The project goal is to see which breed of rams is the best match for Western Canada’s sheep flocks and produces the best product for the grocery store market.

“We’ve never had a study that looks at retail yield,” Hosford said.

The project was initiated after Sunterra Meats of Innisfail, Alta., introduced a pricing grid in 2004 with a premium price paid for quality. About 20 percent of the lambs brought to the plant received the higher premium, but the largest percentage fell into the average quality, said Miles Kliner, general manager of Sunterra Meats, which is the largest lamb processor in Western Canada.

“They’re not poor but not as good as could be,” Kliner said.

However, a high-value lamb market first requires high-value lambs.

“We still needed more of a specialized type of lamb,” said Hosford.

Alberta used to have a ram test station at Olds, but it was closed in the mid-1990s. Breeders then banded together to develop a western sire reference program to receive data on their flocks.

Most of the existing data on sheep was limited to the Suffolk breed but the test station at Lakeland will compare Suffolk, Texel, Canadian Arcott, Ile de France and Charollais.

The goal is to test a specific breed of sheep rather than a genetic line. Each of the rams of each breed comes from different genetic lines.

“We don’t want a ram effect, but a breed effect,” Hosford said.

Breeders in other provinces have also been asked to supply rams of the same breed, but with different genetics, for the second year of the project. About 50 rams will be used during the two-year project.

Kliner said if Sunterra wanted a higher quality of lamb, it needed to work with a research project that would help producers identify rams that would allow them to produce a more consistent quality without replacing the entire flock.

“We work on projects all the time.
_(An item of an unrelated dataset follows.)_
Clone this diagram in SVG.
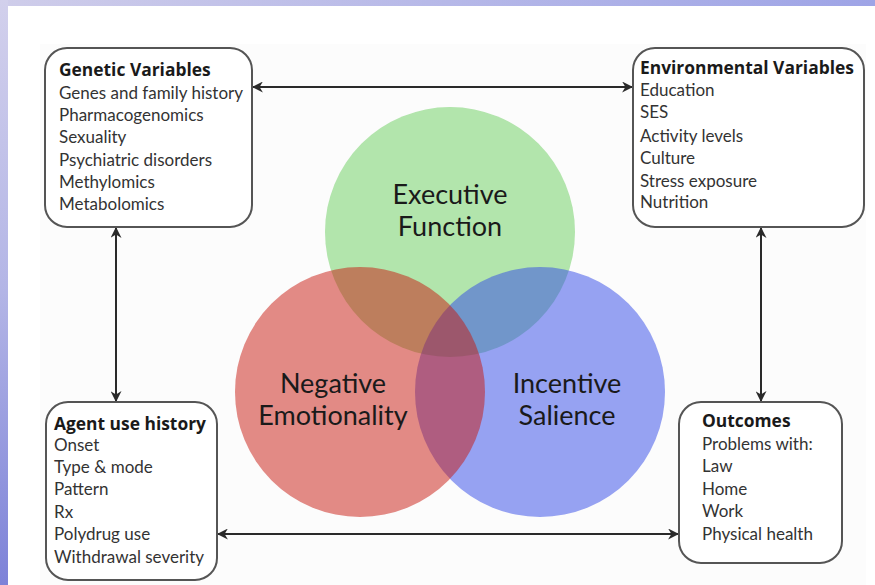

Very rarely do you get involved in a project that has real potential to benefit the industry,” Kliner said.

“We now have to provide information to producers on how to achieve those higher quality lambs.”

The lambs will be slaughtered at Sunterra and the retail yield of each animal will be assessed.

This fall 60 lambs from Agriculture Canada’s research centre in Lethbridge were sent to Sunterra to help develop the model that will be used to measure retail meat yield. About 600 lambs will be evaluated over the two years of the project.

“If we want to improve conformation in lambs, this is critical information,” Hosford said.